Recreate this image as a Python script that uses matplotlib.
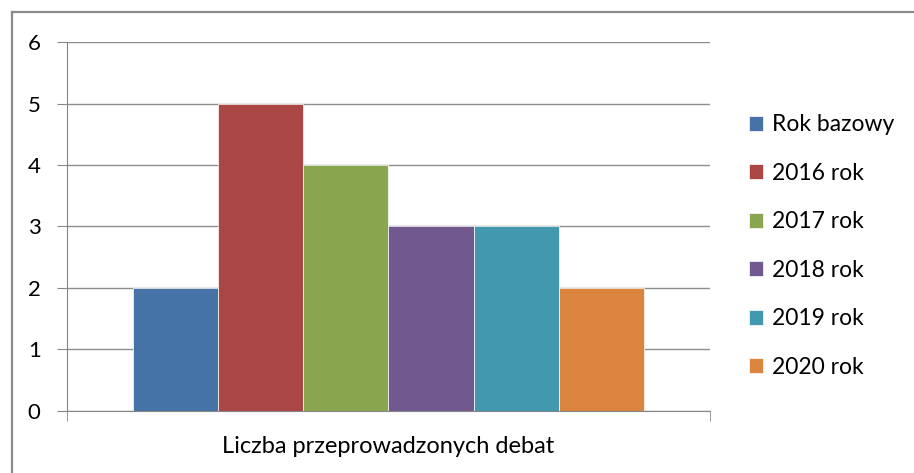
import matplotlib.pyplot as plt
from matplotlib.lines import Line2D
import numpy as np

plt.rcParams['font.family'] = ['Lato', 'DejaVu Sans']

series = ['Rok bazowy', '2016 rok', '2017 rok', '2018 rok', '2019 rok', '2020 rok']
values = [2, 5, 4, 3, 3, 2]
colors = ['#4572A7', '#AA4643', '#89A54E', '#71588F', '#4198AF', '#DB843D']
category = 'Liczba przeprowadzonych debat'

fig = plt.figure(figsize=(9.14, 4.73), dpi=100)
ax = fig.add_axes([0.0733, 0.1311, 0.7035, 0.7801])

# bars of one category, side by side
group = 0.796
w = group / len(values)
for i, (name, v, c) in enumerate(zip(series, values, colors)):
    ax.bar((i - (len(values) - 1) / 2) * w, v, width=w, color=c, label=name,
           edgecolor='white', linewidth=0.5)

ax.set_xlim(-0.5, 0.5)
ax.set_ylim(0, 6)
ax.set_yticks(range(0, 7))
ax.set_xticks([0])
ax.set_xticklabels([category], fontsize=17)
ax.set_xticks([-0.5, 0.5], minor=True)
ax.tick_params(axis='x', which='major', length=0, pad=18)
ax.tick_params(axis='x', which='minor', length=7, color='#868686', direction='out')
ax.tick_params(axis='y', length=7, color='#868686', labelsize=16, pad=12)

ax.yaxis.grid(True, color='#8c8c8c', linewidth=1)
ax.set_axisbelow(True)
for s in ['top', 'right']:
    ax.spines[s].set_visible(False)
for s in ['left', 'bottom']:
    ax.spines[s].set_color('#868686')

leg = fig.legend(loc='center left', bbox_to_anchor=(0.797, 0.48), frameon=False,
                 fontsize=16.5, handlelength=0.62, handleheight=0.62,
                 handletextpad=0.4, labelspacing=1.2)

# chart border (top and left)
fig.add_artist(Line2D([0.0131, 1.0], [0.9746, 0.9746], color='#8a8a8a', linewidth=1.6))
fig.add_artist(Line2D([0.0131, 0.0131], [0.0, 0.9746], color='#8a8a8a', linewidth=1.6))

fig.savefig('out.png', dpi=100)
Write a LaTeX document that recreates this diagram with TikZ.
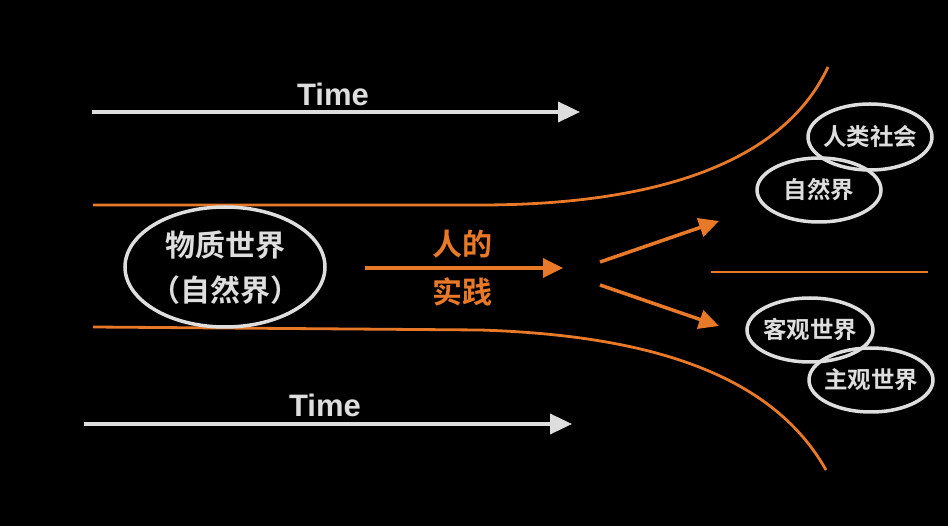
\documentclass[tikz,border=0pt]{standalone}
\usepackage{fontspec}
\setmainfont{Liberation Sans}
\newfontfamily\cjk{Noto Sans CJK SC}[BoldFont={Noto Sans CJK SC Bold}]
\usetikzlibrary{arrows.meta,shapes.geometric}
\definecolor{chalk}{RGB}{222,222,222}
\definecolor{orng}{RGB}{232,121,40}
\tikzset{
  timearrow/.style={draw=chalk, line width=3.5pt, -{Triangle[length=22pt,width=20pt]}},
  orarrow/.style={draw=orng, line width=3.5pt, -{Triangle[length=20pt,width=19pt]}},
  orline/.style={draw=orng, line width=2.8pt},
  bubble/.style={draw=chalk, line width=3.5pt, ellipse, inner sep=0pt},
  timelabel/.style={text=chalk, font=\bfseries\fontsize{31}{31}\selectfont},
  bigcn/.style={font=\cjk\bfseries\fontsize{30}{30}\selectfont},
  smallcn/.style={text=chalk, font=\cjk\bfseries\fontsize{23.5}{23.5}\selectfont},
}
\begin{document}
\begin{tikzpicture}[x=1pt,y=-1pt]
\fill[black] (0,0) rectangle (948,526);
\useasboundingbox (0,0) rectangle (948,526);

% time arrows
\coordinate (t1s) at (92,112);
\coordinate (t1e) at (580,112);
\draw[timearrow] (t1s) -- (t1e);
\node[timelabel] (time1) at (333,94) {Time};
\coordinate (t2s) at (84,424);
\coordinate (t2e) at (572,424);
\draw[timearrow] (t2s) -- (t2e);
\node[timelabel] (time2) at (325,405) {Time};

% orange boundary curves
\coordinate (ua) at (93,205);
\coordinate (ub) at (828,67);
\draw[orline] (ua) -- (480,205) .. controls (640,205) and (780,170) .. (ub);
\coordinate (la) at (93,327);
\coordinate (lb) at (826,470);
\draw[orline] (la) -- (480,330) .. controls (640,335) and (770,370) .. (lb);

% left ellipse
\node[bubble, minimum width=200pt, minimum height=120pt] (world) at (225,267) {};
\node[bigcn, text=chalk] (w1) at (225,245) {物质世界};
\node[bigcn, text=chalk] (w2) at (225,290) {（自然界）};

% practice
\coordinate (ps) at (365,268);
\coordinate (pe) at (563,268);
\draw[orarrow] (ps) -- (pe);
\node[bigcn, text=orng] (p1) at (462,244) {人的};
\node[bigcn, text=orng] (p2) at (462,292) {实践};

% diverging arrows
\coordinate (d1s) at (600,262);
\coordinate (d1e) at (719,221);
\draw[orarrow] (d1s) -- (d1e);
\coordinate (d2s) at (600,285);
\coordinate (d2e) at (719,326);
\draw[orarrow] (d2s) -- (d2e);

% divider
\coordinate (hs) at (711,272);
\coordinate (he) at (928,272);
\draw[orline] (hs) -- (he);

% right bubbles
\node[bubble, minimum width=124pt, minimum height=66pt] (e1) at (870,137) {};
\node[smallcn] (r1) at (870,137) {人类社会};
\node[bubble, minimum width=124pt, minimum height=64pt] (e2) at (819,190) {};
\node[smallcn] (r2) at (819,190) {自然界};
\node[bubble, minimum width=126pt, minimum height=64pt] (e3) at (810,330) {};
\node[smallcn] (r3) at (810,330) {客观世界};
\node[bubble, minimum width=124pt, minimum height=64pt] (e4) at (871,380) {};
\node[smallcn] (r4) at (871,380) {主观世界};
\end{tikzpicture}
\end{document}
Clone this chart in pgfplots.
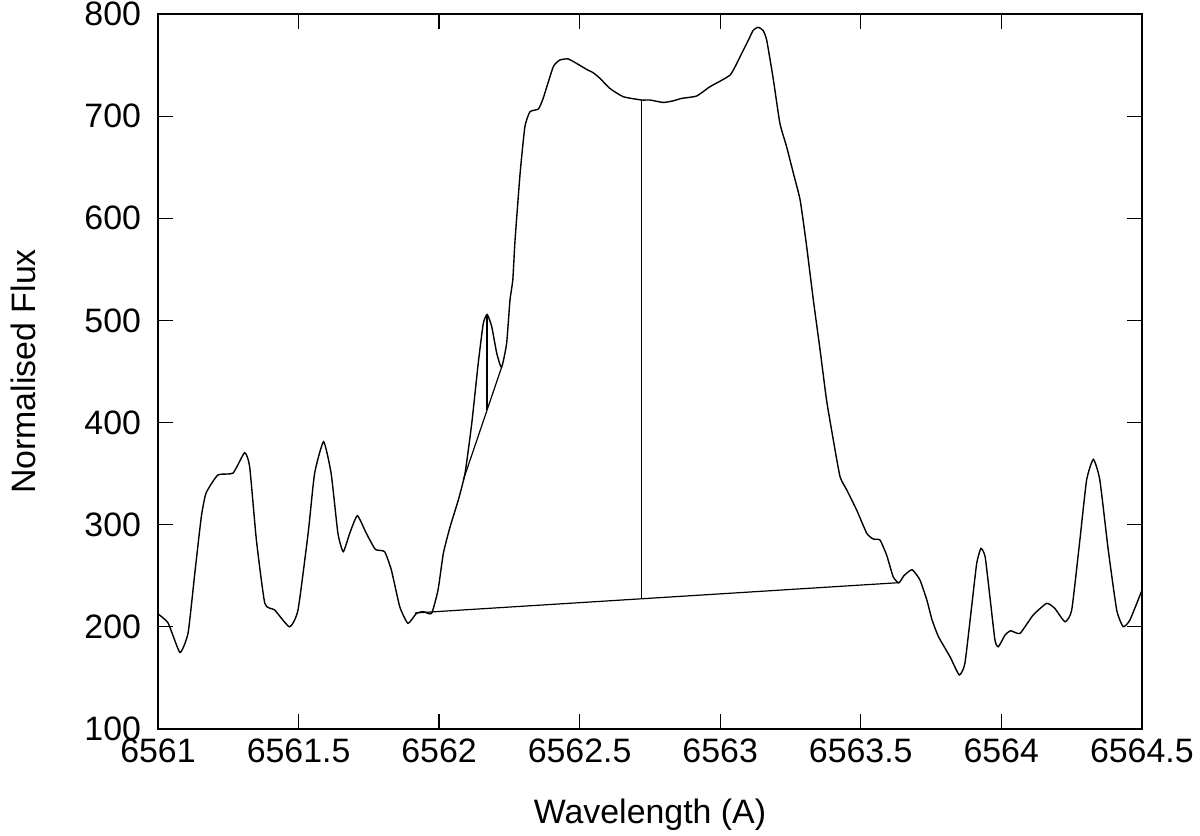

## Directions for this task
Set down the records above word for word, from the first line through the line containing "plt.rcParams['font.family'] = ['Lato', 'DejaVu", both included; leave out the pictures.

## Task output
Recreate this image as a Python script that uses matplotlib.
import matplotlib.pyplot as plt
from matplotlib.lines import Line2D
import numpy as np

plt.rcParams['font.family'] = ['Lato', 'DejaVu Sans']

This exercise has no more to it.